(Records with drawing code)
----------------------------------------

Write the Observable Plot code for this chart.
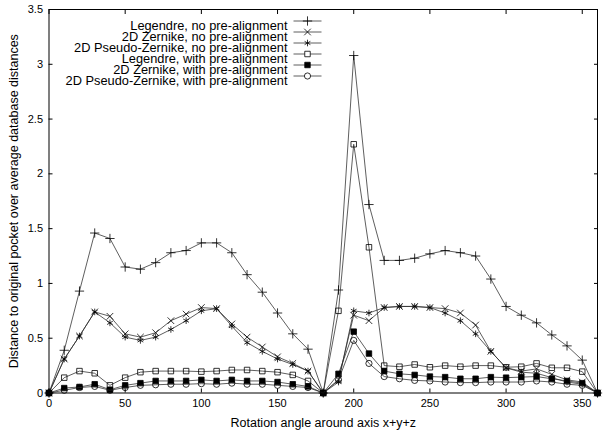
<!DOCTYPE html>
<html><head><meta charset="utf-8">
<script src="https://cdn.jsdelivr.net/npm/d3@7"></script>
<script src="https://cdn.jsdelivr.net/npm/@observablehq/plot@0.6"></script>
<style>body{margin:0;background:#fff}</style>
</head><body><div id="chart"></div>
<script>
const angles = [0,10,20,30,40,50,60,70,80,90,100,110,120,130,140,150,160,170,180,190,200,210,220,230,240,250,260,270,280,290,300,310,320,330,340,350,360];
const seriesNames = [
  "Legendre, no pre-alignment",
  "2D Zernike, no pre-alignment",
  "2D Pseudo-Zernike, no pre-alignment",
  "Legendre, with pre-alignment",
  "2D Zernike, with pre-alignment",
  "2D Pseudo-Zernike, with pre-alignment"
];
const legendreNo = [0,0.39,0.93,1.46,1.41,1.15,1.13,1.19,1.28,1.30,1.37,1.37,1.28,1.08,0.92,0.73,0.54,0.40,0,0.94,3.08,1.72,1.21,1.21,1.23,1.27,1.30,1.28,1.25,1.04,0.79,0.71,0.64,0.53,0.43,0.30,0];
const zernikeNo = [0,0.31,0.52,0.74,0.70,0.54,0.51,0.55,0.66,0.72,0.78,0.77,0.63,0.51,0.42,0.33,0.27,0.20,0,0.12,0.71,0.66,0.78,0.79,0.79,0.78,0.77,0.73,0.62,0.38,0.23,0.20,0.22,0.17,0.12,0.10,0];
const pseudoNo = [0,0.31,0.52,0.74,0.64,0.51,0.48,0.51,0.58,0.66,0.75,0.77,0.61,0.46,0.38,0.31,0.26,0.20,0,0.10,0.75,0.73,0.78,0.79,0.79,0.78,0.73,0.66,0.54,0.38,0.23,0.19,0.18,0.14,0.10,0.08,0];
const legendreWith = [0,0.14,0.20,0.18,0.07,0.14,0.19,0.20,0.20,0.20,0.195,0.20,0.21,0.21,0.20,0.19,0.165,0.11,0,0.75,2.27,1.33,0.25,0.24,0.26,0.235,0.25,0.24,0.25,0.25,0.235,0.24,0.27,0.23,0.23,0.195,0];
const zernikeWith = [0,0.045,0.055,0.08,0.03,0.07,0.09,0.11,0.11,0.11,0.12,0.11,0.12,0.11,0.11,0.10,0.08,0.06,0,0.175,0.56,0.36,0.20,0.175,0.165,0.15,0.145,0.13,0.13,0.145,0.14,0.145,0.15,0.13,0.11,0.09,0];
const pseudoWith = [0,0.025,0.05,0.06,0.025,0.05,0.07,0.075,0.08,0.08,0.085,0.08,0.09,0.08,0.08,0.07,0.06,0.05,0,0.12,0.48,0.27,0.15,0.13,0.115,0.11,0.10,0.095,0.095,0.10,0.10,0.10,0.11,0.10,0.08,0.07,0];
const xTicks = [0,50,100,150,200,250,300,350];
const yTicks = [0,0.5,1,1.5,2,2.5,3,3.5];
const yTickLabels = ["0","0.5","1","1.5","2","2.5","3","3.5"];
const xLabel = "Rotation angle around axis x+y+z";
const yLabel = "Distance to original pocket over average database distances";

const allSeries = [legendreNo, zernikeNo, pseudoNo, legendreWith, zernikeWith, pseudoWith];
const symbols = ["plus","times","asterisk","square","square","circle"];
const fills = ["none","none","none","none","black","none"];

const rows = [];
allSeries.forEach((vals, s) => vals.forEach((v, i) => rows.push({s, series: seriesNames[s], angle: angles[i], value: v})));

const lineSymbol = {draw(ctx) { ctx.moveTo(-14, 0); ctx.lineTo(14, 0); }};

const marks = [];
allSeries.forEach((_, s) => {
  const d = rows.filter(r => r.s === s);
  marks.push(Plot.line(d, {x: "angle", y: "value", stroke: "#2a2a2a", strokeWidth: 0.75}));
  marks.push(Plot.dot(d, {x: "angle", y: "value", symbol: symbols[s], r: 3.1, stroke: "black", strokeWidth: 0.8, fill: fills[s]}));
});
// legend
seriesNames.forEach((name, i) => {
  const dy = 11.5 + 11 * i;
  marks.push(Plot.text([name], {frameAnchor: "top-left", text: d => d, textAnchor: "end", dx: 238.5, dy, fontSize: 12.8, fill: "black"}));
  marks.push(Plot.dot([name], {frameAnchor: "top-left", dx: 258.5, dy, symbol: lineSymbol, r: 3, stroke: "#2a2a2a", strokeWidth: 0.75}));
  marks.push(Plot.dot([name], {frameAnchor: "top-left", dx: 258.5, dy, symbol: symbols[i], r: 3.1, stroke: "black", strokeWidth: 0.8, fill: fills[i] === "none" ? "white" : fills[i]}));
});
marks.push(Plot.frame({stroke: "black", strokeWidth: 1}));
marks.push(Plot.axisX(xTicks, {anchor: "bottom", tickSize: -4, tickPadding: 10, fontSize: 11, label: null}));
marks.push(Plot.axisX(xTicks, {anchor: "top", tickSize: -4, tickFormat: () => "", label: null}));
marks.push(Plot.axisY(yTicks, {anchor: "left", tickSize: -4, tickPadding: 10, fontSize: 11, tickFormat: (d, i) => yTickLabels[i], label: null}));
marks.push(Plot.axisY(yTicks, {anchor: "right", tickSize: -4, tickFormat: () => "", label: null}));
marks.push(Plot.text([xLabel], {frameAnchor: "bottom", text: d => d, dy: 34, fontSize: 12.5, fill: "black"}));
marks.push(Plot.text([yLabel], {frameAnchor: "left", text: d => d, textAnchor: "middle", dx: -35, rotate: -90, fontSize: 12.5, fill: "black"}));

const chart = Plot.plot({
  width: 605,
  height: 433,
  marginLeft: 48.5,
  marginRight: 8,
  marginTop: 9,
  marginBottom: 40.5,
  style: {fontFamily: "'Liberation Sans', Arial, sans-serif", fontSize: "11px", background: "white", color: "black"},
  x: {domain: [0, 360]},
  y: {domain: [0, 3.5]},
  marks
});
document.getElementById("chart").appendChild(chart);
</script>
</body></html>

----------------------------------------

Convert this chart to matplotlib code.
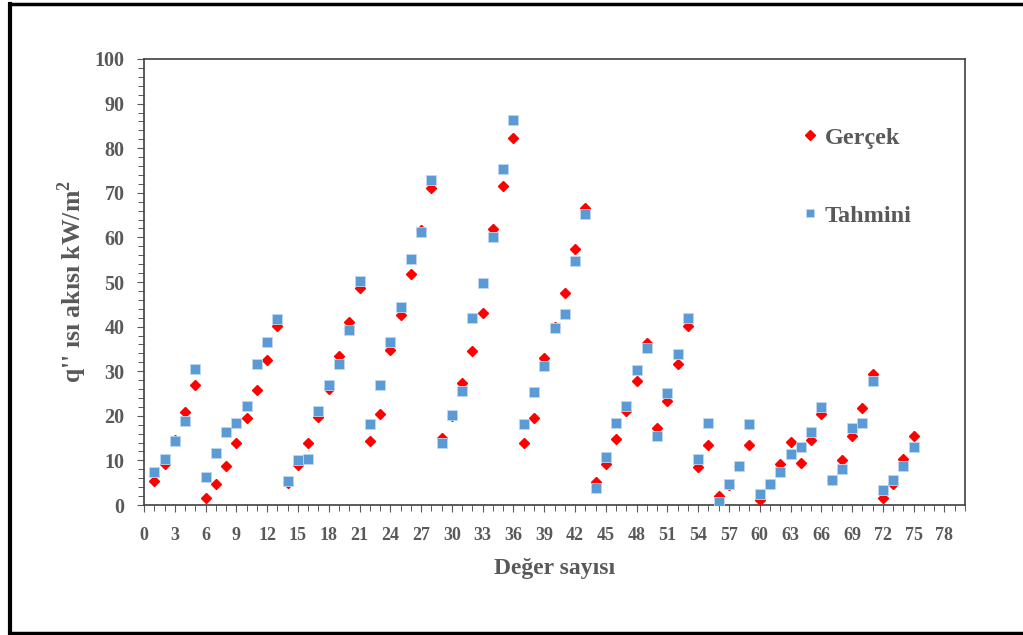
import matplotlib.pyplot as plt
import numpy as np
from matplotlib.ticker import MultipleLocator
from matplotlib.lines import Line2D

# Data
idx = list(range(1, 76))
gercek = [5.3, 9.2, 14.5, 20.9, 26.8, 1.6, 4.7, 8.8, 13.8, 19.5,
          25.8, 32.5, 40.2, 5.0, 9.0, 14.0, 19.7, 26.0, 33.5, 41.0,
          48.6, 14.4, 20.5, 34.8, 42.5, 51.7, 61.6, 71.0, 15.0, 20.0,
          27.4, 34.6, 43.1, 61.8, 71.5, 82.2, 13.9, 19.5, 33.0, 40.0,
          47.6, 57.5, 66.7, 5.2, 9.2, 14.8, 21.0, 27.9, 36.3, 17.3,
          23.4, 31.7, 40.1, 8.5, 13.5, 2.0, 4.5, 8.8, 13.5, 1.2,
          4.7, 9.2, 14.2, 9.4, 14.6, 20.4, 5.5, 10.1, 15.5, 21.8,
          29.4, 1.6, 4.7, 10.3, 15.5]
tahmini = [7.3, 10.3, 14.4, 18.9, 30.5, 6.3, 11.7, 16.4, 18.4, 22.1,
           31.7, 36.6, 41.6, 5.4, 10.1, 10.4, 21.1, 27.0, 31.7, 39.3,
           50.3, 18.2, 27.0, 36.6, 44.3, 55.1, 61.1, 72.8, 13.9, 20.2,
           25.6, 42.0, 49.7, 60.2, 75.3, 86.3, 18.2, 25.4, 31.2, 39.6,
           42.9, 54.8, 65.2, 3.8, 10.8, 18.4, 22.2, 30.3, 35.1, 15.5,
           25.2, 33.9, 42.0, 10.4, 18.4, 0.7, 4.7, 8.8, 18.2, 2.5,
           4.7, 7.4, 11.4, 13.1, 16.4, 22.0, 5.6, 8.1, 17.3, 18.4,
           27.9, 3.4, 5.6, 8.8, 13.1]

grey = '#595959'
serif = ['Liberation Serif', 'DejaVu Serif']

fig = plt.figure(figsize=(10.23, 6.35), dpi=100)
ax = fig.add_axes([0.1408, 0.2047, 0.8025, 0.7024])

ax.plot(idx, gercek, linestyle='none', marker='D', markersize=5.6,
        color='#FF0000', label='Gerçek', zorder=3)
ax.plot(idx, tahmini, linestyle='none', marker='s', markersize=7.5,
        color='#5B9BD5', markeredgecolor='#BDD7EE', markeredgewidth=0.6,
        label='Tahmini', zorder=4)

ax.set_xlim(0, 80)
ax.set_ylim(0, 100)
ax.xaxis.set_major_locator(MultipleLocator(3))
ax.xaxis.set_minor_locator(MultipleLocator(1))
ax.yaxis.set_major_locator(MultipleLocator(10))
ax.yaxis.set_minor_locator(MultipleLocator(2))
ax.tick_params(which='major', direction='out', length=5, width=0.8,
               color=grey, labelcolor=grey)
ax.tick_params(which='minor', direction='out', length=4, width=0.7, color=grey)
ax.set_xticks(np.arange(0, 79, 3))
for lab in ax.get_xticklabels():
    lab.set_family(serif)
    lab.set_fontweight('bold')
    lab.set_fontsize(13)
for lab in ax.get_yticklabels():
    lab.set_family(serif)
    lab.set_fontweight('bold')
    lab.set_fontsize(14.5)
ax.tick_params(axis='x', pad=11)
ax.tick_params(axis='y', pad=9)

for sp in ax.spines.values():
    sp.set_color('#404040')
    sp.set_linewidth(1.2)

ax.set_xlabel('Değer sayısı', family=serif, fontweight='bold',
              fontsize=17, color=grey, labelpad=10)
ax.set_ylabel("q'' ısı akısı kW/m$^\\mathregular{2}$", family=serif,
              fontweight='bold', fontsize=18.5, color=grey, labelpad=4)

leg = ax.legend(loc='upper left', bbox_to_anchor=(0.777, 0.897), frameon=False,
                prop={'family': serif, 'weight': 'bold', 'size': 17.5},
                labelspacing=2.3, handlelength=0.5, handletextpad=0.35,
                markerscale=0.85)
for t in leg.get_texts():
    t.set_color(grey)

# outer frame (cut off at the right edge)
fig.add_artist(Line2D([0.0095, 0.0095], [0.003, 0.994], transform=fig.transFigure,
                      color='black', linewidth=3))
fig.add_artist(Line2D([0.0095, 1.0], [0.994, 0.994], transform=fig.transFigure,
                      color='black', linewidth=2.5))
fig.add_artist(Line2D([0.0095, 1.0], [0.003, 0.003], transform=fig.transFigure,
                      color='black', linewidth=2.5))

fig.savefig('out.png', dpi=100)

----------------------------------------

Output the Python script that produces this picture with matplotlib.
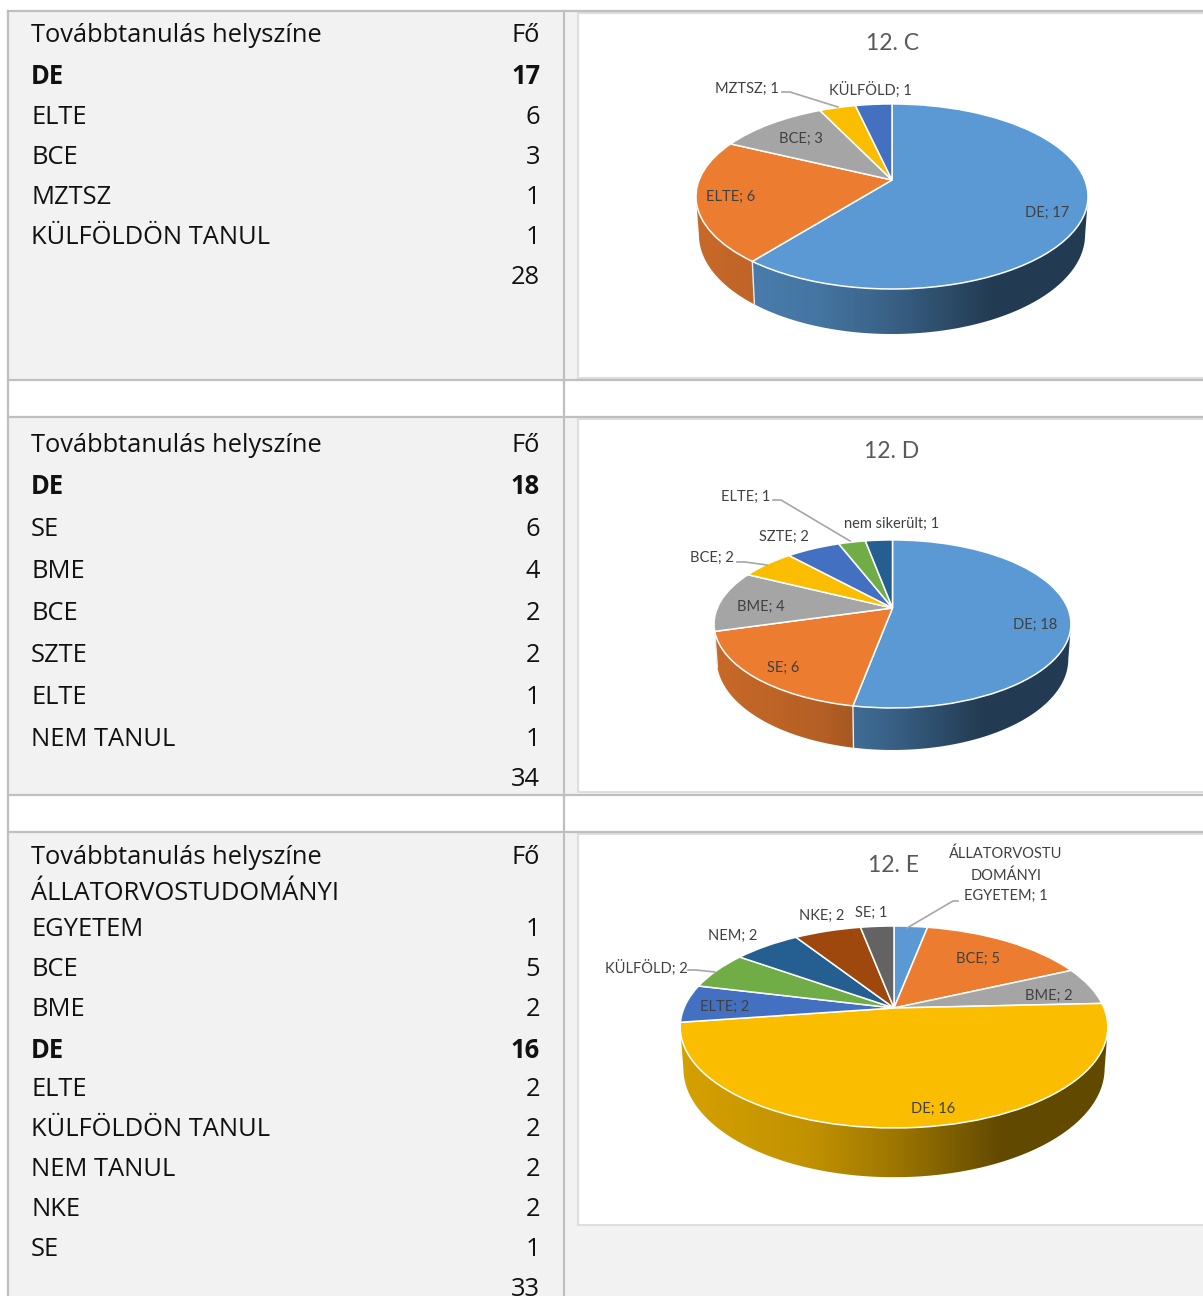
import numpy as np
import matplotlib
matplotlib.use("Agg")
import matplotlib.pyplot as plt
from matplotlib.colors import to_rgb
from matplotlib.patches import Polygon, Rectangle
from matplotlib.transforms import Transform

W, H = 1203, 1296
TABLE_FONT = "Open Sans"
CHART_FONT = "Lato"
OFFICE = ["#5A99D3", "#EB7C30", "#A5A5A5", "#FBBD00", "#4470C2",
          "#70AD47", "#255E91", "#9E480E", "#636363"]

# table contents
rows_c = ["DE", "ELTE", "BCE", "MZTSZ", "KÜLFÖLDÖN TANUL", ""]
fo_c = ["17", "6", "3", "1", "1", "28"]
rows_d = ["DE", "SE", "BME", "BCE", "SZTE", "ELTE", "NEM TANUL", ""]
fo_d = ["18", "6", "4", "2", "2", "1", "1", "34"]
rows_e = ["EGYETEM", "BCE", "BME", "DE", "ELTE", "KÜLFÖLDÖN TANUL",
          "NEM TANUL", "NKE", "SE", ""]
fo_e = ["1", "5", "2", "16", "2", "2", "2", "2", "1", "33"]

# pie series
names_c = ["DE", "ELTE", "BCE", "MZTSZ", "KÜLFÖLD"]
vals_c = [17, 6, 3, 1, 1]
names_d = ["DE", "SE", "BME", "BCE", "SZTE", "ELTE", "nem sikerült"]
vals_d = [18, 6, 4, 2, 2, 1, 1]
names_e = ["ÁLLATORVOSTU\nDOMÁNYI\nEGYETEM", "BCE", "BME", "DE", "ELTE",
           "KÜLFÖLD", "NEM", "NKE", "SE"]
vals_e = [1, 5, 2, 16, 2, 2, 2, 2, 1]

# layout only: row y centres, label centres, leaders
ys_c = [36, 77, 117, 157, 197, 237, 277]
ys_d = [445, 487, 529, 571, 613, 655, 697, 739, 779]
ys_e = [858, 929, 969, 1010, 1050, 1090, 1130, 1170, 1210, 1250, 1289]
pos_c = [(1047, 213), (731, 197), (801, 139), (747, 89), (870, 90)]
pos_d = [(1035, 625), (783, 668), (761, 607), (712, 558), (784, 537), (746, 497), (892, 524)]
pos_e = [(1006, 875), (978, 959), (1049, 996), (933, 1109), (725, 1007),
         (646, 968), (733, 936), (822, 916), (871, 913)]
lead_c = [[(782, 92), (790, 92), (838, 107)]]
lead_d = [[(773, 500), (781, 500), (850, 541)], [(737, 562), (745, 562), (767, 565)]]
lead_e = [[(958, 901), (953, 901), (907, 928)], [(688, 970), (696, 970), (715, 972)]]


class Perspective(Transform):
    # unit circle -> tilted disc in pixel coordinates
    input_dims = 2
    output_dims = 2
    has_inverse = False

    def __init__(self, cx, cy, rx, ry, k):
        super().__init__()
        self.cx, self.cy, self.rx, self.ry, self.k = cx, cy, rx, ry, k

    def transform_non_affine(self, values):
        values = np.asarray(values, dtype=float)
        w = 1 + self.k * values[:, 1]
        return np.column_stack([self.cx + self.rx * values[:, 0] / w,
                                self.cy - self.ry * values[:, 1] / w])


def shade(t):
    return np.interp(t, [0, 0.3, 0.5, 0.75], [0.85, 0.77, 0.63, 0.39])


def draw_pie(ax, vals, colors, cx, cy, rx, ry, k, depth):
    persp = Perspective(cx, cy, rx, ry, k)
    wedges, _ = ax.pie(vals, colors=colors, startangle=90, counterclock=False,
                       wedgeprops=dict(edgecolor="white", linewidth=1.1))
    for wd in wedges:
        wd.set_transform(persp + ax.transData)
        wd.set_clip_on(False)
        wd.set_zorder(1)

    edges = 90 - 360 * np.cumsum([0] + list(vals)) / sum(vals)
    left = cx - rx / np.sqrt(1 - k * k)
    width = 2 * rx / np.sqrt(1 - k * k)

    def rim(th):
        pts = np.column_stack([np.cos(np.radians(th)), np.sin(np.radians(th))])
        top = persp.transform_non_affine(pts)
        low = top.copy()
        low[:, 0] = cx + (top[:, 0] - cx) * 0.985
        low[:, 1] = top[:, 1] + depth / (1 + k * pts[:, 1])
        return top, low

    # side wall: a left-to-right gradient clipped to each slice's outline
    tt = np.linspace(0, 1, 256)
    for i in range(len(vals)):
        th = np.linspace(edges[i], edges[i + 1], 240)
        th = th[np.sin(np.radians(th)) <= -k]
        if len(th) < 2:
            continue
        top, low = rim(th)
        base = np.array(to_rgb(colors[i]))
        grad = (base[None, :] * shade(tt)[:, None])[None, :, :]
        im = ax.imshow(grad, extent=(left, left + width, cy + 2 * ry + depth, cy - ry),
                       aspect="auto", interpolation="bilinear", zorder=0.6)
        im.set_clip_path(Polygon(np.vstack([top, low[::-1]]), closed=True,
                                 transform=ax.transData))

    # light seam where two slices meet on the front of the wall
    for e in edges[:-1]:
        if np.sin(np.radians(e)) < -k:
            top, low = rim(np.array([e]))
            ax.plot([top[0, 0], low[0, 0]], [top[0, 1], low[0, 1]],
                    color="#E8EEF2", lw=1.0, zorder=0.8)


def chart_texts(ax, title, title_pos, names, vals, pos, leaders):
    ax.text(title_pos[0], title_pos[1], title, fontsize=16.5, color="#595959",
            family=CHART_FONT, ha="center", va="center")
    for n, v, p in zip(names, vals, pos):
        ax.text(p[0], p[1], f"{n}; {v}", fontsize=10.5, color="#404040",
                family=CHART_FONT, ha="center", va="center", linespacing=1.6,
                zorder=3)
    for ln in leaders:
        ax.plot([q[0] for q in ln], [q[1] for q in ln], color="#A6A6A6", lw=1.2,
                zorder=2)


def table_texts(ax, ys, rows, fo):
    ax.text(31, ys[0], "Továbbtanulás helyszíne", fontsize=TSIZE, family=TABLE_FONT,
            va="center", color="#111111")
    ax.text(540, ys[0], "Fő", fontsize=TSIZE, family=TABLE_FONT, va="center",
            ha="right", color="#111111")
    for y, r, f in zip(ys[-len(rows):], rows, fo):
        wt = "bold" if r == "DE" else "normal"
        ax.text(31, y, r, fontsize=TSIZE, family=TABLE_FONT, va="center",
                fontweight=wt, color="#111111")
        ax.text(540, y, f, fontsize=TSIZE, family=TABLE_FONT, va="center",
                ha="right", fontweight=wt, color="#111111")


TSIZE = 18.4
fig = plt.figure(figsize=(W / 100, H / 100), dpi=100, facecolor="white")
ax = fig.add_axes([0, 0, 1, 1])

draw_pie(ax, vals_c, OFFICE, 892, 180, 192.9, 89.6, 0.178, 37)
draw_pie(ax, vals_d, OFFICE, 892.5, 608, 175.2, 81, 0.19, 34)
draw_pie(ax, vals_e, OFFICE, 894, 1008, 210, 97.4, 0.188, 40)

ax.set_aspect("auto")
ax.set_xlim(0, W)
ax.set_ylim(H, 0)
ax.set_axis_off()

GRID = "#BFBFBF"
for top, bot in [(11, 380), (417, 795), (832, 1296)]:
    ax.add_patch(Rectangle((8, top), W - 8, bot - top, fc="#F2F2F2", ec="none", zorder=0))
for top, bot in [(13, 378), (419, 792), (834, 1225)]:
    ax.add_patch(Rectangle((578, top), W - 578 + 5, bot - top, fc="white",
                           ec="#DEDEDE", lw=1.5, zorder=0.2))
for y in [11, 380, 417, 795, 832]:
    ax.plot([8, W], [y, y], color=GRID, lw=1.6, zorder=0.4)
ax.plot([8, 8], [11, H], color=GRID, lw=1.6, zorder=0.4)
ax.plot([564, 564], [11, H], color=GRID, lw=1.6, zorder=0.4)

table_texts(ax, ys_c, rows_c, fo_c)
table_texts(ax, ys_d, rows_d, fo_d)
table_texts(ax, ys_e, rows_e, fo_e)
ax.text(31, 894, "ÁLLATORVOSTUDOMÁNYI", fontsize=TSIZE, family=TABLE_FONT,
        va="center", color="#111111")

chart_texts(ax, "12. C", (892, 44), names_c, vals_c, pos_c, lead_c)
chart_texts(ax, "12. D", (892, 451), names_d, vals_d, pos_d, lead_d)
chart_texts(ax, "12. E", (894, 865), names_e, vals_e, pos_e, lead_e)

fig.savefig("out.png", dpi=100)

----------------------------------------

§ Exercise brief: Do not copy any pictures. Retype exactly the stretch from the line with "Output the Python" through the line with "vals_e = [1, 5, 2, 16, 2, 2, 2, 2, 1]".

§ Answer to this task:
Output the Python script that produces this picture with matplotlib.
import numpy as np
import matplotlib
matplotlib.use("Agg")
import matplotlib.pyplot as plt
from matplotlib.colors import to_rgb
from matplotlib.patches import Polygon, Rectangle
from matplotlib.transforms import Transform

W, H = 1203, 1296
TABLE_FONT = "Open Sans"
CHART_FONT = "Lato"
OFFICE = ["#5A99D3", "#EB7C30", "#A5A5A5", "#FBBD00", "#4470C2",
          "#70AD47", "#255E91", "#9E480E", "#636363"]

# table contents
rows_c = ["DE", "ELTE", "BCE", "MZTSZ", "KÜLFÖLDÖN TANUL", ""]
fo_c = ["17", "6", "3", "1", "1", "28"]
rows_d = ["DE", "SE", "BME", "BCE", "SZTE", "ELTE", "NEM TANUL", ""]
fo_d = ["18", "6", "4", "2", "2", "1", "1", "34"]
rows_e = ["EGYETEM", "BCE", "BME", "DE", "ELTE", "KÜLFÖLDÖN TANUL",
          "NEM TANUL", "NKE", "SE", ""]
fo_e = ["1", "5", "2", "16", "2", "2", "2", "2", "1", "33"]

# pie series
names_c = ["DE", "ELTE", "BCE", "MZTSZ", "KÜLFÖLD"]
vals_c = [17, 6, 3, 1, 1]
names_d = ["DE", "SE", "BME", "BCE", "SZTE", "ELTE", "nem sikerült"]
vals_d = [18, 6, 4, 2, 2, 1, 1]
names_e = ["ÁLLATORVOSTU\nDOMÁNYI\nEGYETEM", "BCE", "BME", "DE", "ELTE",
           "KÜLFÖLD", "NEM", "NKE", "SE"]
vals_e = [1, 5, 2, 16, 2, 2, 2, 2, 1]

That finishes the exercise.